▶
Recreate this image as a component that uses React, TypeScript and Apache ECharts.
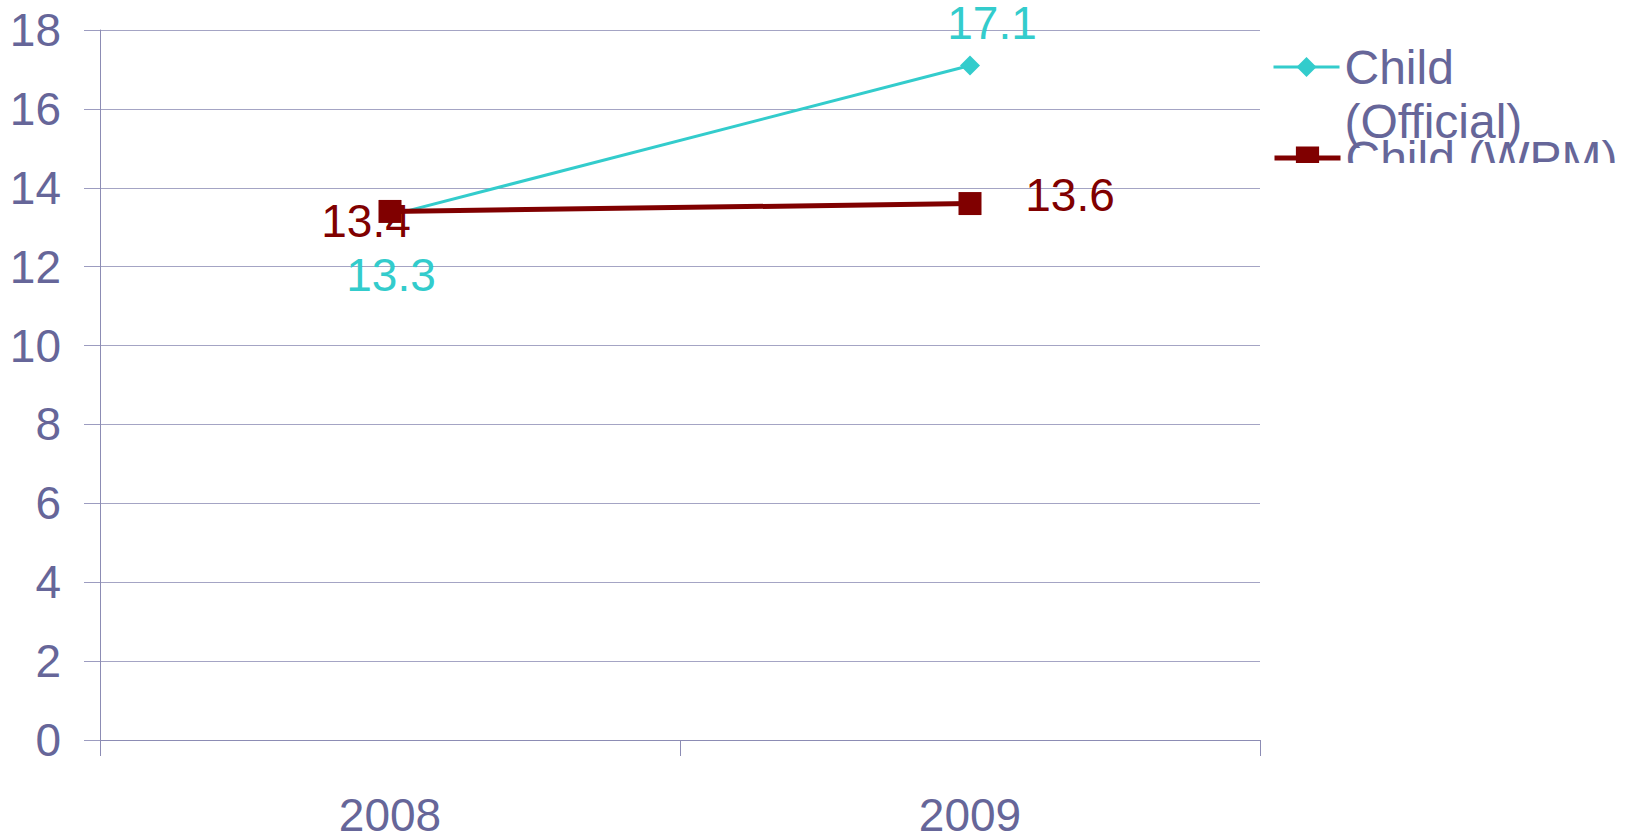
import React, { useEffect, useRef } from "react";
import * as echarts from "echarts";

const categories = ["2008", "2009"];
const officialValues = [13.3, 17.1];
const wpmValues = [13.4, 13.6];
const yTicks = { min: 0, max: 18, interval: 2 };
const seriesNames = ["Child (Official)", "Child (WPM)"];

const TEXT = "#666699";
const FONT = "'Liberation Sans', Arial, sans-serif";

export default function App() {
  const ref = useRef<HTMLDivElement>(null);
  useEffect(() => {
    if (!ref.current) return;
    const chart = echarts.init(ref.current, undefined, { renderer: "svg" });
    const labelBase = {
      show: true,
      position: "inside",
      fontSize: 46,
      lineHeight: 34,
      fontFamily: FONT,
      align: "center",
      verticalAlign: "middle",
    };
    const officialOffsets = [[1, 60], [22, -43]];
    const wpmOffsets = [[-24, 10], [100, -9]];
    chart.setOption({
      animation: false,
      backgroundColor: "#ffffff",
      textStyle: { fontFamily: FONT },
      grid: { left: 100, right: 373, top: 30, bottom: 93, containLabel: false, outerBoundsMode: "none" },
      xAxis: {
        type: "category",
        data: categories,
        boundaryGap: true,
        axisLine: { show: true, lineStyle: { color: "#8c8cb4", width: 1 } },
        axisTick: { show: true, length: 16, inside: false, lineStyle: { color: "#8c8cb4" } },
        axisLabel: { color: TEXT, fontSize: 46, lineHeight: 30, fontFamily: FONT, margin: 60 },
        splitLine: { show: false },
      },
      yAxis: {
        type: "value",
        min: yTicks.min,
        max: yTicks.max,
        interval: yTicks.interval,
        axisLine: { show: true, lineStyle: { color: "#8c8cb4", width: 1 } },
        axisTick: { show: true, length: 16, lineStyle: { color: "#9c9cc0" } },
        axisLabel: { color: TEXT, fontSize: 46, lineHeight: 40, fontFamily: FONT, margin: 39 },
        splitLine: { show: true, lineStyle: { color: "#a4a4c4", width: 1 } },
      },
      legend: [
        {
          data: [seriesNames[0]],
          orient: "vertical",
          left: 1272,
          top: -14,
          padding: 0,
          itemWidth: 66,
          itemHeight: 25,
          formatter: () => "\nChild\n(Official)",
          lineStyle: { width: 3 },
          textStyle: { color: TEXT, fontSize: 48, fontFamily: FONT, lineHeight: 54 },
        },
        {
          data: [seriesNames[1]],
          orient: "vertical",
          left: 1272,
          top: 131,
          padding: 0,
          itemWidth: 66,
          itemHeight: 29,
          lineStyle: { width: 5 },
          textStyle: { color: TEXT, fontSize: 48, fontFamily: FONT, lineHeight: 54 },
        },
      ],
      graphic: [
        {
          type: "rect",
          z: 100,
          shape: { x: 1262, y: 163, width: 371, height: 80 },
          style: { fill: "#ffffff" },
        },
      ],
      series: [
        {
          name: seriesNames[0],
          type: "line",
          data: officialValues.map((v, i) => ({
            value: v,
            label: { ...labelBase, offset: officialOffsets[i] },
          })),
          color: "#33cccc",
          symbol: "diamond",
          symbolSize: 20,
          lineStyle: { width: 3, color: "#33cccc" },
          itemStyle: { color: "#33cccc" },
          label: { ...labelBase, color: "#33cccc" },
          z: 2,
        },
        {
          name: seriesNames[1],
          type: "line",
          data: wpmValues.map((v, i) => ({
            value: v,
            label: { ...labelBase, offset: wpmOffsets[i] },
          })),
          color: "#800000",
          symbol: "rect",
          symbolSize: 23,
          lineStyle: { width: 5, color: "#800000" },
          itemStyle: { color: "#800000" },
          label: { ...labelBase, color: "#800000" },
          z: 3,
        },
      ],
    });
    return () => chart.dispose();
  }, []);
  return (
    <div
      ref={ref}
      style={{ position: "fixed", left: 0, top: 0, width: 1633, height: 833, background: "#fff" }}
    />
  );
}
◀
→ **Your goal**
Transcribe the whole listing, character for character, but not its images.

→ **Full output**
Recreate this image as a component that uses React, TypeScript and Apache ECharts.
import React, { useEffect, useRef } from "react";
import * as echarts from "echarts";

const categories = ["2008", "2009"];
const officialValues = [13.3, 17.1];
const wpmValues = [13.4, 13.6];
const yTicks = { min: 0, max: 18, interval: 2 };
const seriesNames = ["Child (Official)", "Child (WPM)"];

const TEXT = "#666699";
const FONT = "'Liberation Sans', Arial, sans-serif";

export default function App() {
  const ref = useRef<HTMLDivElement>(null);
  useEffect(() => {
    if (!ref.current) return;
    const chart = echarts.init(ref.current, undefined, { renderer: "svg" });
    const labelBase = {
      show: true,
      position: "inside",
      fontSize: 46,
      lineHeight: 34,
      fontFamily: FONT,
      align: "center",
      verticalAlign: "middle",
    };
    const officialOffsets = [[1, 60], [22, -43]];
    const wpmOffsets = [[-24, 10], [100, -9]];
    chart.setOption({
      animation: false,
      backgroundColor: "#ffffff",
      textStyle: { fontFamily: FONT },
      grid: { left: 100, right: 373, top: 30, bottom: 93, containLabel: false, outerBoundsMode: "none" },
      xAxis: {
        type: "category",
        data: categories,
        boundaryGap: true,
        axisLine: { show: true, lineStyle: { color: "#8c8cb4", width: 1 } },
        axisTick: { show: true, length: 16, inside: false, lineStyle: { color: "#8c8cb4" } },
        axisLabel: { color: TEXT, fontSize: 46, lineHeight: 30, fontFamily: FONT, margin: 60 },
        splitLine: { show: false },
      },
      yAxis: {
        type: "value",
        min: yTicks.min,
        max: yTicks.max,
        interval: yTicks.interval,
        axisLine: { show: true, lineStyle: { color: "#8c8cb4", width: 1 } },
        axisTick: { show: true, length: 16, lineStyle: { color: "#9c9cc0" } },
        axisLabel: { color: TEXT, fontSize: 46, lineHeight: 40, fontFamily: FONT, margin: 39 },
        splitLine: { show: true, lineStyle: { color: "#a4a4c4", width: 1 } },
      },
      legend: [
        {
          data: [seriesNames[0]],
          orient: "vertical",
          left: 1272,
          top: -14,
          padding: 0,
          itemWidth: 66,
          itemHeight: 25,
          formatter: () => "\nChild\n(Official)",
          lineStyle: { width: 3 },
          textStyle: { color: TEXT, fontSize: 48, fontFamily: FONT, lineHeight: 54 },
        },
        {
          data: [seriesNames[1]],
          orient: "vertical",
          left: 1272,
          top: 131,
          padding: 0,
          itemWidth: 66,
          itemHeight: 29,
          lineStyle: { width: 5 },
          textStyle: { color: TEXT, fontSize: 48, fontFamily: FONT, lineHeight: 54 },
        },
      ],
      graphic: [
        {
          type: "rect",
          z: 100,
          shape: { x: 1262, y: 163, width: 371, height: 80 },
          style: { fill: "#ffffff" },
        },
      ],
      series: [
        {
          name: seriesNames[0],
          type: "line",
          data: officialValues.map((v, i) => ({
            value: v,
            label: { ...labelBase, offset: officialOffsets[i] },
          })),
          color: "#33cccc",
          symbol: "diamond",
          symbolSize: 20,
          lineStyle: { width: 3, color: "#33cccc" },
          itemStyle: { color: "#33cccc" },
          label: { ...labelBase, color: "#33cccc" },
          z: 2,
        },
        {
          name: seriesNames[1],
          type: "line",
          data: wpmValues.map((v, i) => ({
            value: v,
            label: { ...labelBase, offset: wpmOffsets[i] },
          })),
          color: "#800000",
          symbol: "rect",
          symbolSize: 23,
          lineStyle: { width: 5, color: "#800000" },
          itemStyle: { color: "#800000" },
          label: { ...labelBase, color: "#800000" },
          z: 3,
        },
      ],
    });
    return () => chart.dispose();
  }, []);
  return (
    <div
      ref={ref}
      style={{ position: "fixed", left: 0, top: 0, width: 1633, height: 833, background: "#fff" }}
    />
  );
}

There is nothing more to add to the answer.